Saturday, January 10, 2009

In and Out of Ruts

Both the Oregon and California Trails, with cutoffs and alternates, have left a physical and chronological mark on the borderlands of Utah, Idaho, Wyoming and Nevada where- hope to God - I'll be walking again soon. Those were the interstates of the times though. Wagon tracks criss-cross the real West. In some places the country is sensitive, despite its best efforts at putting on a contrary face. Any place where more than 100 knife-wheeled wagons passed or re-passed in a season tells that tale to educated or experienced eyes.


Any time spent walking arid western deserts qualifies as class time, although some preconditions have to be met. The first is you have to think about how you would get a wagon across the country you're looking at. The second is you have to be looking at country not already populated by dirt, gravel and tarmacked roads - not so common these days. The third is you have to know where things are or were. Rivers, ravines, and ranges need crossing if there are between point A and B. Box canyons with no water, pasture or ore don't get many visits. Traffic lines are actually fairly predictable if you ponder on it for a while.

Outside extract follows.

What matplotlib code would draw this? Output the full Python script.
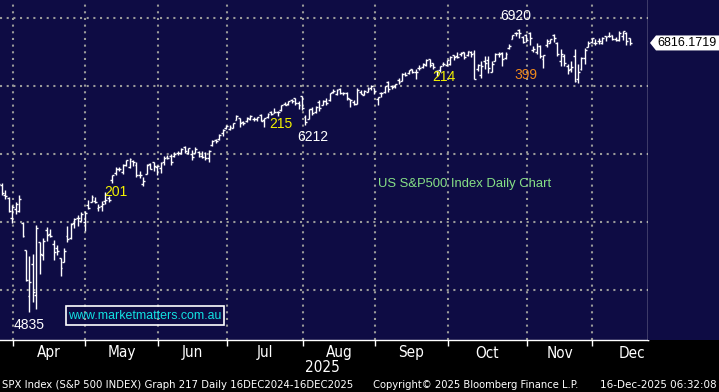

There are some historical exceptions - at least one that I know of - that maybe work to prove the rule. That exception would be the Anasazi roads around Chaco Canyon around the 4-corner borderlands in northern Arizona and southern Colorado. For reasons only guessed at the Anasazi built straight directional roads, sometimes in pairs only yards apart, through redrock country. They carved steps on cliff faces to keep to a true direction. From the time they stopped being used in the 12th century or so, until just some decades ago, the Anasazi roads were invisible to the logic of travel.

A satellite filming vegetation in the infrared spectrum prompted the first official investigators. Amazingly straight lines appeared in the desert where such lines are unnatural. They had to be vegetation as only living matter would show in that hue of red. When human eyes reached the spot they found curb-like structures of laid stone 30 feet wide that trapped what little moisture there was in parallel troughs. More water, more plants. Stone roads in the desert, hundreds of years old. Some straight as a compass reading where no known compasses existed. Straight in defiance of topography and good sense.

The Anasazi roads are still a puzzle. The current take is that they are religious in nature, rather than functional. I don't know. Many of Chaco's mysteries are put on the altar of ancient religion. I know a lot of people around here pray about roads.